■ **REQUIRED WORK**
Give the material again in full, matching it exactly.

──────

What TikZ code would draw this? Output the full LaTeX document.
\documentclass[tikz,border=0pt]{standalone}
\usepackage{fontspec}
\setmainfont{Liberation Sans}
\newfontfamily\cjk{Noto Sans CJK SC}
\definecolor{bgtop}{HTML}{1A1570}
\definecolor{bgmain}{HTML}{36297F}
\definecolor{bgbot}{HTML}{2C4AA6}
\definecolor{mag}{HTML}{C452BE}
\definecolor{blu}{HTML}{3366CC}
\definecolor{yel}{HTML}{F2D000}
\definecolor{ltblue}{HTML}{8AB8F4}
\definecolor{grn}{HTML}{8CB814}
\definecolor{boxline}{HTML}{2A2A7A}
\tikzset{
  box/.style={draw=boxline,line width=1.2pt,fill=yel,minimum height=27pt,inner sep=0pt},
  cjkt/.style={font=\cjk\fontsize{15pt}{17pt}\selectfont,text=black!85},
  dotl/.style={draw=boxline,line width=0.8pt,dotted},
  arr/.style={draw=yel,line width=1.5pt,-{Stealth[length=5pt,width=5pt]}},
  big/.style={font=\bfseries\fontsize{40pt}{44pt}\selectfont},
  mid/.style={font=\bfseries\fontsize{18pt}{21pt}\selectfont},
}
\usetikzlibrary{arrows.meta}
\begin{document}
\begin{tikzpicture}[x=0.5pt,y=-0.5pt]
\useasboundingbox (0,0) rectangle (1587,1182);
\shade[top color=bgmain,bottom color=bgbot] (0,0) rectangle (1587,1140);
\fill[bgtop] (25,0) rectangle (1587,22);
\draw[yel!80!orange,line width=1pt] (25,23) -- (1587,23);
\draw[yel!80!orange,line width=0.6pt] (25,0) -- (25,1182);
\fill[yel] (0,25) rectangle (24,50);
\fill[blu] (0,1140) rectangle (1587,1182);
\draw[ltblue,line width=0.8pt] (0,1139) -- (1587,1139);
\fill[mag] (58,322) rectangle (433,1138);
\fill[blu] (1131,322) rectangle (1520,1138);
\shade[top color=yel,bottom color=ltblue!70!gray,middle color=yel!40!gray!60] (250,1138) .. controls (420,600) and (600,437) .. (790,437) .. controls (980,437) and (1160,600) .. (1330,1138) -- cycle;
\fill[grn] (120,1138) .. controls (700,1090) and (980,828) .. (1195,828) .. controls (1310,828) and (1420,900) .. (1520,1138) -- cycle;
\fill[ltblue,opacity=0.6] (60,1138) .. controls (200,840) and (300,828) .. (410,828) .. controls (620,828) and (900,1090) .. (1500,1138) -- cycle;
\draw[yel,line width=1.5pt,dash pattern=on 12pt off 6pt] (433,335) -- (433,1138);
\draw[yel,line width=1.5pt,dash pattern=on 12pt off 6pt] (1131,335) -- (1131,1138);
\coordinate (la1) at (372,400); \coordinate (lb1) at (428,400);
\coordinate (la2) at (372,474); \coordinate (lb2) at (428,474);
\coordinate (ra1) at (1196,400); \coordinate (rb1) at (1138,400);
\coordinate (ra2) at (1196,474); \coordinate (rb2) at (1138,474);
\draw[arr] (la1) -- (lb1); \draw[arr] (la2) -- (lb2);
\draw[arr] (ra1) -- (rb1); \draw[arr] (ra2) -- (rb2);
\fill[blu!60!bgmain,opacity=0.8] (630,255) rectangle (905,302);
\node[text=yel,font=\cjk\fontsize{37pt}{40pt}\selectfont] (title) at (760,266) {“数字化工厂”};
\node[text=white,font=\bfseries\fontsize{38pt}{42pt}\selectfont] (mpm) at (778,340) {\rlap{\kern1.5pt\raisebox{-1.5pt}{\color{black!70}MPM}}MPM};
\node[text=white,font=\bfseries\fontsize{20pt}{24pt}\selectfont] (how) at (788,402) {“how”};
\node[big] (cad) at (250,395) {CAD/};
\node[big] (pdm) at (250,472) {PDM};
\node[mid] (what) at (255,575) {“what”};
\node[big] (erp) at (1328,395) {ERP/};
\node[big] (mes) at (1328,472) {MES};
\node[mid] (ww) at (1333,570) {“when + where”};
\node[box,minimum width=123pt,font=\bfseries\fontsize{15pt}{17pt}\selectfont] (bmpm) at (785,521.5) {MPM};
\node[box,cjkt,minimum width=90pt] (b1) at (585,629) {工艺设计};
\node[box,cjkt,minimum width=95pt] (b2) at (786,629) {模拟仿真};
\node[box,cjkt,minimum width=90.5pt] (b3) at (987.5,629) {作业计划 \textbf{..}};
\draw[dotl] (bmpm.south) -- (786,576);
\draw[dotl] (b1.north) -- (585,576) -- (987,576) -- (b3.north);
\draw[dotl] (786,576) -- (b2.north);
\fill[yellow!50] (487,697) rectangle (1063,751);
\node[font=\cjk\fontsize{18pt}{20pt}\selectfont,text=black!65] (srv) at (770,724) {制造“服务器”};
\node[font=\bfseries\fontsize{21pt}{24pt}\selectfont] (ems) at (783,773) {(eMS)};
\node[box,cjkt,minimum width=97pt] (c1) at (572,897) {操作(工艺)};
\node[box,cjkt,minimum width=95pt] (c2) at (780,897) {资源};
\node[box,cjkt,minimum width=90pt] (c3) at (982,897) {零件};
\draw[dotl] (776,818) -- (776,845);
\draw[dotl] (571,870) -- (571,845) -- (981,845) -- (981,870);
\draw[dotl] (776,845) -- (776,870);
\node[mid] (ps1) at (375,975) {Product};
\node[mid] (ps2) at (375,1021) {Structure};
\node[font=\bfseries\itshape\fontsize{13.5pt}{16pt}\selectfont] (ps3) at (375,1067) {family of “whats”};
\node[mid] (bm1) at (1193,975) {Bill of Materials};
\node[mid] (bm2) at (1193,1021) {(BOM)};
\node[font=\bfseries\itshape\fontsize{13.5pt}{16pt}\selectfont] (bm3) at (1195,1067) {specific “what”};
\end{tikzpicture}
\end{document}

──────

■ **FINISHED EXERCISE**
What TikZ code would draw this? Output the full LaTeX document.
\documentclass[tikz,border=0pt]{standalone}
\usepackage{fontspec}
\setmainfont{Liberation Sans}
\newfontfamily\cjk{Noto Sans CJK SC}
\definecolor{bgtop}{HTML}{1A1570}
\definecolor{bgmain}{HTML}{36297F}
\definecolor{bgbot}{HTML}{2C4AA6}
\definecolor{mag}{HTML}{C452BE}
\definecolor{blu}{HTML}{3366CC}
\definecolor{yel}{HTML}{F2D000}
\definecolor{ltblue}{HTML}{8AB8F4}
\definecolor{grn}{HTML}{8CB814}
\definecolor{boxline}{HTML}{2A2A7A}
\tikzset{
  box/.style={draw=boxline,line width=1.2pt,fill=yel,minimum height=27pt,inner sep=0pt},
  cjkt/.style={font=\cjk\fontsize{15pt}{17pt}\selectfont,text=black!85},
  dotl/.style={draw=boxline,line width=0.8pt,dotted},
  arr/.style={draw=yel,line width=1.5pt,-{Stealth[length=5pt,width=5pt]}},
  big/.style={font=\bfseries\fontsize{40pt}{44pt}\selectfont},
  mid/.style={font=\bfseries\fontsize{18pt}{21pt}\selectfont},
}
\usetikzlibrary{arrows.meta}
\begin{document}
\begin{tikzpicture}[x=0.5pt,y=-0.5pt]
\useasboundingbox (0,0) rectangle (1587,1182);
\shade[top color=bgmain,bottom color=bgbot] (0,0) rectangle (1587,1140);
\fill[bgtop] (25,0) rectangle (1587,22);
\draw[yel!80!orange,line width=1pt] (25,23) -- (1587,23);
\draw[yel!80!orange,line width=0.6pt] (25,0) -- (25,1182);
\fill[yel] (0,25) rectangle (24,50);
\fill[blu] (0,1140) rectangle (1587,1182);
\draw[ltblue,line width=0.8pt] (0,1139) -- (1587,1139);
\fill[mag] (58,322) rectangle (433,1138);
\fill[blu] (1131,322) rectangle (1520,1138);
\shade[top color=yel,bottom color=ltblue!70!gray,middle color=yel!40!gray!60] (250,1138) .. controls (420,600) and (600,437) .. (790,437) .. controls (980,437) and (1160,600) .. (1330,1138) -- cycle;
\fill[grn] (120,1138) .. controls (700,1090) and (980,828) .. (1195,828) .. controls (1310,828) and (1420,900) .. (1520,1138) -- cycle;
\fill[ltblue,opacity=0.6] (60,1138) .. controls (200,840) and (300,828) .. (410,828) .. controls (620,828) and (900,1090) .. (1500,1138) -- cycle;
\draw[yel,line width=1.5pt,dash pattern=on 12pt off 6pt] (433,335) -- (433,1138);
\draw[yel,line width=1.5pt,dash pattern=on 12pt off 6pt] (1131,335) -- (1131,1138);
\coordinate (la1) at (372,400); \coordinate (lb1) at (428,400);
\coordinate (la2) at (372,474); \coordinate (lb2) at (428,474);
\coordinate (ra1) at (1196,400); \coordinate (rb1) at (1138,400);
\coordinate (ra2) at (1196,474); \coordinate (rb2) at (1138,474);
\draw[arr] (la1) -- (lb1); \draw[arr] (la2) -- (lb2);
\draw[arr] (ra1) -- (rb1); \draw[arr] (ra2) -- (rb2);
\fill[blu!60!bgmain,opacity=0.8] (630,255) rectangle (905,302);
\node[text=yel,font=\cjk\fontsize{37pt}{40pt}\selectfont] (title) at (760,266) {“数字化工厂”};
\node[text=white,font=\bfseries\fontsize{38pt}{42pt}\selectfont] (mpm) at (778,340) {\rlap{\kern1.5pt\raisebox{-1.5pt}{\color{black!70}MPM}}MPM};
\node[text=white,font=\bfseries\fontsize{20pt}{24pt}\selectfont] (how) at (788,402) {“how”};
\node[big] (cad) at (250,395) {CAD/};
\node[big] (pdm) at (250,472) {PDM};
\node[mid] (what) at (255,575) {“what”};
\node[big] (erp) at (1328,395) {ERP/};
\node[big] (mes) at (1328,472) {MES};
\node[mid] (ww) at (1333,570) {“when + where”};
\node[box,minimum width=123pt,font=\bfseries\fontsize{15pt}{17pt}\selectfont] (bmpm) at (785,521.5) {MPM};
\node[box,cjkt,minimum width=90pt] (b1) at (585,629) {工艺设计};
\node[box,cjkt,minimum width=95pt] (b2) at (786,629) {模拟仿真};
\node[box,cjkt,minimum width=90.5pt] (b3) at (987.5,629) {作业计划 \textbf{..}};
\draw[dotl] (bmpm.south) -- (786,576);
\draw[dotl] (b1.north) -- (585,576) -- (987,576) -- (b3.north);
\draw[dotl] (786,576) -- (b2.north);
\fill[yellow!50] (487,697) rectangle (1063,751);
\node[font=\cjk\fontsize{18pt}{20pt}\selectfont,text=black!65] (srv) at (770,724) {制造“服务器”};
\node[font=\bfseries\fontsize{21pt}{24pt}\selectfont] (ems) at (783,773) {(eMS)};
\node[box,cjkt,minimum width=97pt] (c1) at (572,897) {操作(工艺)};
\node[box,cjkt,minimum width=95pt] (c2) at (780,897) {资源};
\node[box,cjkt,minimum width=90pt] (c3) at (982,897) {零件};
\draw[dotl] (776,818) -- (776,845);
\draw[dotl] (571,870) -- (571,845) -- (981,845) -- (981,870);
\draw[dotl] (776,845) -- (776,870);
\node[mid] (ps1) at (375,975) {Product};
\node[mid] (ps2) at (375,1021) {Structure};
\node[font=\bfseries\itshape\fontsize{13.5pt}{16pt}\selectfont] (ps3) at (375,1067) {family of “whats”};
\node[mid] (bm1) at (1193,975) {Bill of Materials};
\node[mid] (bm2) at (1193,1021) {(BOM)};
\node[font=\bfseries\itshape\fontsize{13.5pt}{16pt}\selectfont] (bm3) at (1195,1067) {specific “what”};
\end{tikzpicture}
\end{document}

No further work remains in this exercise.